AEG benefited from global interest in the death of Michael Jackson by hosting a public memorial service at Staples Center, a prominent music venue in Los Angeles and home of the Grammy Museum. The event included security and logistical support by the City of Los Angeles totaling $3.2 million. Despite the expense to the city, some economists estimated that the event generated $4 million for local hotels, restaurants, and other businesses. City Council members and local media have called for the cost of the memorial incurred by the City to be paid for by the Jackson family and/or AEG, instead of the city taxpayer. In June 2010, AEG agreed to pay the city of Los Angeles $1.3 million to offset some of the cost incurred by the city during the tribute event.
AEG was also accused of having attempted to profit from the death of Michael Jackson, who was due to perform at London's O2 Arena in 2009/2010. While refunds of the approximately 750,000 tickets (at £55-£75 each plus £9 booking fee per ticket) were made available to customers who requested them, the promoter offered to send out "souvenir" tickets if fans of the singer waived their right to the refund.
The company estimated that 40-50% of its customers would request the original tickets in lieu of the refund, which would save the company $40 million in refunds.

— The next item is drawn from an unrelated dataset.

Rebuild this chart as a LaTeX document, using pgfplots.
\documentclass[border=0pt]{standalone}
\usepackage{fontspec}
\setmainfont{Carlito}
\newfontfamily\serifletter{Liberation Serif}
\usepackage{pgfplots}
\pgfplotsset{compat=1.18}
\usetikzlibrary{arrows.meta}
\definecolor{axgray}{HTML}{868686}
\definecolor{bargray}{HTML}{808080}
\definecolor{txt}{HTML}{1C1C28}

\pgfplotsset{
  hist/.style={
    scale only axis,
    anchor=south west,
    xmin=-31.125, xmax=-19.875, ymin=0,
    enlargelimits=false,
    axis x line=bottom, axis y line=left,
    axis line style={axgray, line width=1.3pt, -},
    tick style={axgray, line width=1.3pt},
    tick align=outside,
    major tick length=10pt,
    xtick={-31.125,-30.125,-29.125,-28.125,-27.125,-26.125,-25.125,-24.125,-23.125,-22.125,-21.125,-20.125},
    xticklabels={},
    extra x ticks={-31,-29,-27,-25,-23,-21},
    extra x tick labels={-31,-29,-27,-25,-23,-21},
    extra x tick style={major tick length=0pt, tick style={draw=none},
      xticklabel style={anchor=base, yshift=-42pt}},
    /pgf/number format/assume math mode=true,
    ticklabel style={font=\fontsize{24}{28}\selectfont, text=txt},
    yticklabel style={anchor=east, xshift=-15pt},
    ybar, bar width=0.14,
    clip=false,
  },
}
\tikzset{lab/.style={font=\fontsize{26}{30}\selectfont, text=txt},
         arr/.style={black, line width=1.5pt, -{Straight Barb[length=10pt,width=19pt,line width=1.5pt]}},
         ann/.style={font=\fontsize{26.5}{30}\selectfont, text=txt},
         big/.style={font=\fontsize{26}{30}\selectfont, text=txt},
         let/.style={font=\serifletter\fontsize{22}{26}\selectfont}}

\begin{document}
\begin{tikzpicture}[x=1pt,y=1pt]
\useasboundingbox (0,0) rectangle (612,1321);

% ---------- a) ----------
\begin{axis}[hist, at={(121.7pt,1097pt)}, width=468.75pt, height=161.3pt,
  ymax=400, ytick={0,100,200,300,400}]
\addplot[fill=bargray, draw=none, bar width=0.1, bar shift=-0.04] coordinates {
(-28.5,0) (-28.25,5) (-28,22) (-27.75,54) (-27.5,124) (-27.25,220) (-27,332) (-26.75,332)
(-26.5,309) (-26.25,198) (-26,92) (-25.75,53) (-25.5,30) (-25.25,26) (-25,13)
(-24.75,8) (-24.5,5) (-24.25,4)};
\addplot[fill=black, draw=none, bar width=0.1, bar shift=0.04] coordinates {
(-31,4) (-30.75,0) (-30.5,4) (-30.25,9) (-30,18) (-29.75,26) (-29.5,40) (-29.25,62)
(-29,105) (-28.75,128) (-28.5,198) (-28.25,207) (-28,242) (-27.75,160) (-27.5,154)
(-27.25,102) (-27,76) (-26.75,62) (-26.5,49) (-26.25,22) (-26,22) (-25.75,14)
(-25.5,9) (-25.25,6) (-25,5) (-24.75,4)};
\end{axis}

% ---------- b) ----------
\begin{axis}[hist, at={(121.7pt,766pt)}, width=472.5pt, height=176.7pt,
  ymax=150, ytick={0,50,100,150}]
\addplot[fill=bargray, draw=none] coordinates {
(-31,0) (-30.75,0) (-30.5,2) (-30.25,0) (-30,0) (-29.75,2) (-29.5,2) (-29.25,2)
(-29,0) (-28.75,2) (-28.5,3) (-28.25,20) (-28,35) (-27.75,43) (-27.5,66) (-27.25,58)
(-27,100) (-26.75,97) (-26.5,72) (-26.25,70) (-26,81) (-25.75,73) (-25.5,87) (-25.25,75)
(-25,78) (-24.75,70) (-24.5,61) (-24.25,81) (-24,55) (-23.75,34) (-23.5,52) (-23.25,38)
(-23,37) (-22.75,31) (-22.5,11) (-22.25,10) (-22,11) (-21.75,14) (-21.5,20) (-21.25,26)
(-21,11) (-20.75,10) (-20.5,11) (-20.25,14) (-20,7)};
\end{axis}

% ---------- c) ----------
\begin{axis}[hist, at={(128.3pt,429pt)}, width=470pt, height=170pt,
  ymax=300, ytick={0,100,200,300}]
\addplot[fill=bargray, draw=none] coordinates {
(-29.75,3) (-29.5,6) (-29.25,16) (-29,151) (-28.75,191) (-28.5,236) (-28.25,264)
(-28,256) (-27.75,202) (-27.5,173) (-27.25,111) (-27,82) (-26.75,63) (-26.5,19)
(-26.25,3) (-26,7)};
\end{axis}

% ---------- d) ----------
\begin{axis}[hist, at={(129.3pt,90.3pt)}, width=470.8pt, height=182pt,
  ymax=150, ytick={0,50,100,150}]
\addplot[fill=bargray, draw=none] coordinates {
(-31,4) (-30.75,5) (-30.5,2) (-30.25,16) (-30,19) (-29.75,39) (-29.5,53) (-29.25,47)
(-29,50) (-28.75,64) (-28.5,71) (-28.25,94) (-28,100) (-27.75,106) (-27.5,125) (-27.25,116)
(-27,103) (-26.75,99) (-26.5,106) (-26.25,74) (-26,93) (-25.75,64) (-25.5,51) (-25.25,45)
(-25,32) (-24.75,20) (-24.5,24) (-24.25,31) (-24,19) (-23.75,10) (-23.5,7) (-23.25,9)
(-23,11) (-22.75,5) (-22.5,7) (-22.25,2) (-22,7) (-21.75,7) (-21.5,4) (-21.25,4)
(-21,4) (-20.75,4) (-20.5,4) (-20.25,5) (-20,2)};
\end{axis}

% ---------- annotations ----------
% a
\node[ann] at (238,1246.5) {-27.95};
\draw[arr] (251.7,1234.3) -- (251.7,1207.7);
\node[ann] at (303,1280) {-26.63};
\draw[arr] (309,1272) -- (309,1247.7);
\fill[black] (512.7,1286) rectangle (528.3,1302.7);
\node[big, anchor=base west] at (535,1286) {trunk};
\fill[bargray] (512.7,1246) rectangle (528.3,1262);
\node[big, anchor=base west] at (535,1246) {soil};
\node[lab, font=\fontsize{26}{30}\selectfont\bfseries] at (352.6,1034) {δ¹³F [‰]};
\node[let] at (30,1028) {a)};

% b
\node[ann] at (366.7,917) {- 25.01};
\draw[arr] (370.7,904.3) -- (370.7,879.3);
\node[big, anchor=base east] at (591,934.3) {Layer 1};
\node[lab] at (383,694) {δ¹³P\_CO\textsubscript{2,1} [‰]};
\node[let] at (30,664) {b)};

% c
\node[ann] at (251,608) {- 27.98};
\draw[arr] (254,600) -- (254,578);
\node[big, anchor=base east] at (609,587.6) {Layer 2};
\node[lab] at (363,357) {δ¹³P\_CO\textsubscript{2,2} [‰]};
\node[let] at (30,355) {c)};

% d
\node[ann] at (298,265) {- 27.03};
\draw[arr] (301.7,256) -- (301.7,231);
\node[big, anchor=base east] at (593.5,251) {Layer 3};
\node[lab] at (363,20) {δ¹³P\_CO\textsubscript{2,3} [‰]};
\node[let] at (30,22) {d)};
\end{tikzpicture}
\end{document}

That was in addition to future profits from any material that formed a part of the "This Is It" concerts, which AEG made its intellectual property in sponsoring the concerts themselves.

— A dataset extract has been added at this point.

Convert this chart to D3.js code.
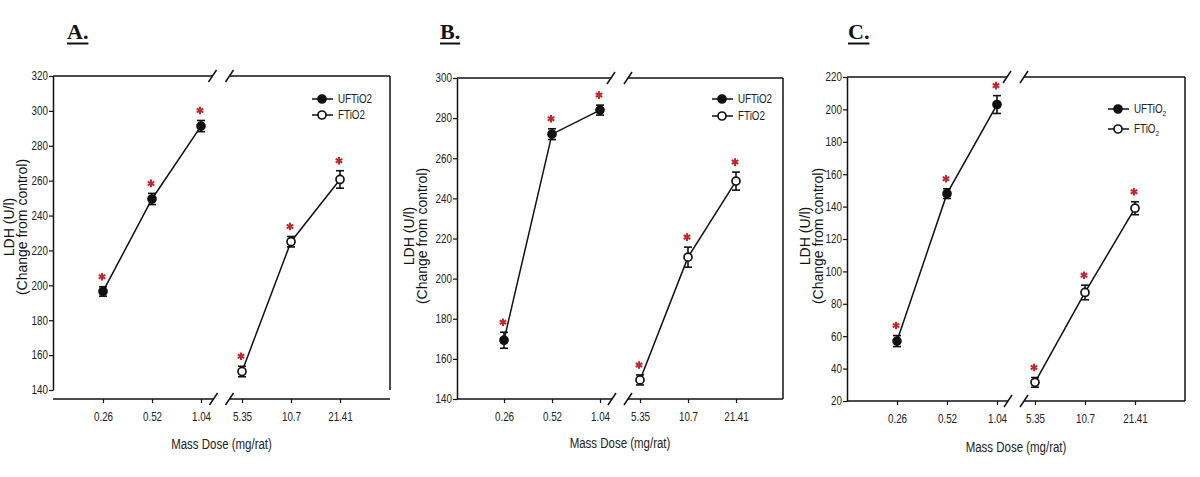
<!DOCTYPE html>
<html><head><meta charset="utf-8">
<script src="https://cdn.jsdelivr.net/npm/d3@7"></script>
<style>
html,body{margin:0;padding:0;background:#fff;}
svg{display:block;}
text{font-family:"Liberation Sans",Arial,sans-serif;fill:#111;}
</style></head>
<body>
<svg id="chart" width="1200" height="477"></svg>
<script>
// ---------- data ----------
const categories = ["0.26", "0.52", "1.04", "5.35", "10.7", "21.41"];
const seriesNames = ["UFTiO2", "FTiO2"];
const xLabel = "Mass Dose (mg/rat)";
const yLabel1 = "LDH (U/l)";
const yLabel2 = "(Change from control)";

// Panel A
const aUF = [196.5, 249.5, 291.3];
const aUFerr = [2.7, 3.2, 3.2];
const aF = [150.6, 225, 260.7];
const aFerr = [3, 3, 5];
const aYTicks = [140, 160, 180, 200, 220, 240, 260, 280, 300, 320];

// Panel B
const bUF = [169.3, 272, 284];
const bUFerr = [4, 2.7, 2.5];
const bF = [149.5, 210.7, 248.6];
const bFerr = [2.5, 5, 4.5];
const bYTicks = [140, 160, 180, 200, 220, 240, 260, 280, 300];

// Panel C
const cUF = [57, 148, 203];
const cUFerr = [3.4, 3, 5.5];
const cF = [31.5, 87, 139];
const cFerr = [3, 4.5, 4];
const cYTicks = [20, 40, 60, 80, 100, 120, 140, 160, 180, 200, 220];

// ---------- layout ----------
const SQ = 0.82; // horizontal condensing of sans text
const layouts = [
  {title:"A.", tx:67, left:53, right:390, top:76, yBottom:390, xAxisY:399, x0:103, s:49, g:41,
   yl1:14, yl2:27, ylY:227, legX:322, legY:[99,115], sub:false, xlY:449},
  {title:"B.", tx:440, left:457, right:783, top:78, yBottom:399, xAxisY:399, x0:504, s:48, g:40,
   yl1:414, yl2:427, ylY:236, legX:722, legY:[99,116], sub:false, xlY:448},
  {title:"C.", tx:848, left:847, right:1185, top:77, yBottom:401, xAxisY:401, x0:897, s:50, g:38,
   yl1:810, yl2:823, ylY:236, legX:1118, legY:[109,129], sub:true, xlY:452}
];
const panelData = [
  [aUF, aUFerr, aF, aFerr, aYTicks],
  [bUF, bUFerr, bF, bFerr, bYTicks],
  [cUF, cUFerr, cF, cFerr, cYTicks]
];

const svg = d3.select("#chart");
const starColor = "#c4262e";

function sqText(parent, x, y, str, size, anchor) {
  const t = parent.append("text")
    .attr("transform", `translate(${x},${y}) scale(${SQ},1)`)
    .attr("font-size", size)
    .attr("text-anchor", anchor || "start")
    .text(str);
  return t;
}

function slash(g, cx, cy) {
  g.append("line").attr("x1", cx - 4).attr("y1", cy + 6).attr("x2", cx + 4).attr("y2", cy - 6)
    .attr("stroke", "#111").attr("stroke-width", 1.5);
}

layouts.forEach((L, pi) => {
  const [uf, ufErr, f, fErr, yTicks] = panelData[pi];
  const g = svg.append("g");

  const x = d3.scaleLinear()
    .domain([0, 2, 3, 5])
    .range([L.x0, L.x0 + 2 * L.s, L.x0 + 2 * L.s + L.g, L.x0 + 4 * L.s + L.g]);
  const y = d3.scaleLinear()
    .domain([yTicks[0], yTicks[yTicks.length - 1]])
    .range([L.yBottom, L.top]);

  // title
  const title = g.append("text")
    .attr("x", L.tx).attr("y", 39)
    .style("font-family", "'Liberation Serif','Times New Roman',serif")
    .attr("font-weight", "bold").attr("font-size", 22)
    .text(L.title);
  const tw = title.node().getComputedTextLength();
  g.append("line").attr("x1", L.tx).attr("x2", L.tx + tw).attr("y1", 43.5).attr("y2", 43.5)
    .attr("stroke", "#111").attr("stroke-width", 2);

  // y axis
  const ya = g.append("g").attr("transform", `translate(${L.left},0)`)
    .call(d3.axisLeft(y).tickValues(yTicks).tickSize(4).tickSizeOuter(0).tickPadding(1));
  ya.select(".domain").attr("stroke", "#111").attr("stroke-width", 1.5);
  ya.selectAll(".tick line").attr("stroke", "#111").attr("stroke-width", 1.2);
  ya.selectAll(".tick text")
    .attr("font-size", 12).attr("font-family", null)
    .attr("x", -5 / SQ)
    .attr("transform", `scale(${SQ},1)`)
    .style("fill", "#222");

  // x axis
  const mid = (x(2) + x(3)) / 2;
  const xa = g.append("g").attr("transform", `translate(0,${L.xAxisY})`)
    .call(d3.axisBottom(x).tickValues([0, 1, 2, 3, 4, 5]).tickFormat(i => categories[i])
      .tickSize(4).tickSizeOuter(0).tickPadding(9));
  xa.select(".domain").remove();
  xa.selectAll(".tick line").attr("stroke", "#111").attr("stroke-width", 1.2);
  xa.selectAll(".tick text")
    .attr("font-size", 12).attr("font-family", null)
    .attr("transform", `scale(${SQ},1)`)
    .style("fill", "#222");

  // x axis line with break
  g.append("line").attr("x1", L.left).attr("x2", mid - 8).attr("y1", L.xAxisY).attr("y2", L.xAxisY)
    .attr("stroke", "#111").attr("stroke-width", 1.5);
  g.append("line").attr("x1", mid + 8).attr("x2", L.right).attr("y1", L.xAxisY).attr("y2", L.xAxisY)
    .attr("stroke", "#111").attr("stroke-width", 1.5);
  slash(g, mid - 8, L.xAxisY);
  slash(g, mid + 8, L.xAxisY);

  // top frame with break
  g.append("line").attr("x1", L.left).attr("x2", mid - 9).attr("y1", L.top).attr("y2", L.top)
    .attr("stroke", "#111").attr("stroke-width", 1.5);
  g.append("line").attr("x1", mid + 8).attr("x2", L.right).attr("y1", L.top).attr("y2", L.top)
    .attr("stroke", "#111").attr("stroke-width", 1.5);
  slash(g, mid - 9, L.top);
  slash(g, mid + 8, L.top);

  // right frame
  g.append("line").attr("x1", L.right).attr("x2", L.right).attr("y1", L.top).attr("y2", L.yBottom)
    .attr("stroke", "#111").attr("stroke-width", 1.5);

  // axis labels
  sqText(g, mid, L.xlY, xLabel, 14, "middle").style("fill", "#222");
  g.append("text").attr("transform", `translate(${L.yl1},${L.ylY}) rotate(-90)`)
    .attr("text-anchor", "middle").attr("font-size", 14).text(yLabel1);
  g.append("text").attr("transform", `translate(${L.yl2},${L.ylY}) rotate(-90)`)
    .attr("text-anchor", "middle").attr("font-size", 14).text(yLabel2);

  // series
  const series = [
    {vals: uf, errs: ufErr, idx: [0, 1, 2], filled: true},
    {vals: f, errs: fErr, idx: [3, 4, 5], filled: false}
  ];
  const line = d3.line().x(d => x(d.i)).y(d => y(d.v));
  series.forEach(se => {
    const pts = se.vals.map((v, k) => ({i: se.idx[k], v: v, e: se.errs[k]}));
    g.append("path").datum(pts).attr("d", line)
      .attr("fill", "none").attr("stroke", "#111").attr("stroke-width", 1.5);
    const eb = g.append("g");
    pts.forEach(p => {
      const cx = x(p.i), yt = y(p.v + p.e), yb = y(p.v - p.e);
      eb.append("line").attr("x1", cx).attr("x2", cx).attr("y1", yt).attr("y2", yb)
        .attr("stroke", "#111").attr("stroke-width", 1.6);
      [yt, yb].forEach(yy => eb.append("line").attr("x1", cx - 4).attr("x2", cx + 4)
        .attr("y1", yy).attr("y2", yy).attr("stroke", "#111").attr("stroke-width", 1.6));
    });
    g.selectAll(null).data(pts).enter().append("circle")
      .attr("cx", d => x(d.i)).attr("cy", d => y(d.v)).attr("r", 4)
      .attr("fill", se.filled ? "#111" : "#fff")
      .attr("stroke", "#111").attr("stroke-width", 1.7);
    // significance stars
    g.selectAll(null).data(pts).enter().append("path")
      .attr("d", d3.symbol(d3.symbolAsterisk, 40)())
      .attr("transform", d => `translate(${x(d.i) - 1},${y(d.v + d.e) - 10})`)
      .attr("stroke", starColor).attr("stroke-width", 2).attr("fill", "none");
  });

  // legend
  seriesNames.forEach((name, k) => {
    const ly = L.legY[k];
    g.append("line").attr("x1", L.legX - 10).attr("x2", L.legX + 11).attr("y1", ly).attr("y2", ly)
      .attr("stroke", "#111").attr("stroke-width", 1.5);
    g.append("circle").attr("cx", L.legX).attr("cy", ly).attr("r", 4)
      .attr("fill", k === 0 ? "#111" : "#fff").attr("stroke", "#111").attr("stroke-width", 1.7);
    const t = sqText(g, L.legX + 16, ly + 4, "", 12, "start").style("fill", "#222");
    if (L.sub) {
      t.append("tspan").text(name.slice(0, -1));
      t.append("tspan").attr("font-size", 8).attr("dy", 3).text(name.slice(-1));
    } else {
      t.text(name);
    }
  });
});
</script>
</body></html>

After Conrad Murray, the physician whom appointed by AEG to take care of Jackson during the run-up and throughout the "This Is It" concerts, was found guilty of involuntary manslaughter, Katherine Jackson, Michael's mother and legal guardian of his three children, filed a wrongful death suit against the promoter, seeking damages that were reported to be in excess of tens of billions of dollars. AEG filed a motion to have the case dismissed which was denied by a Los Angeles County judge who felt sufficient evidence was present for the progression to a jury trial. The trial began on April 2. Murray, who served jail time for the death of Jackson, indicated that if he was called as a witness, he would refuse to testify to avoid incriminating himself in the midst of his sentence appeal, as he had not previously testified under oath regarding Jackson's death. On October 2, 2013, AEG was found not liable in the death of Michael Jackson.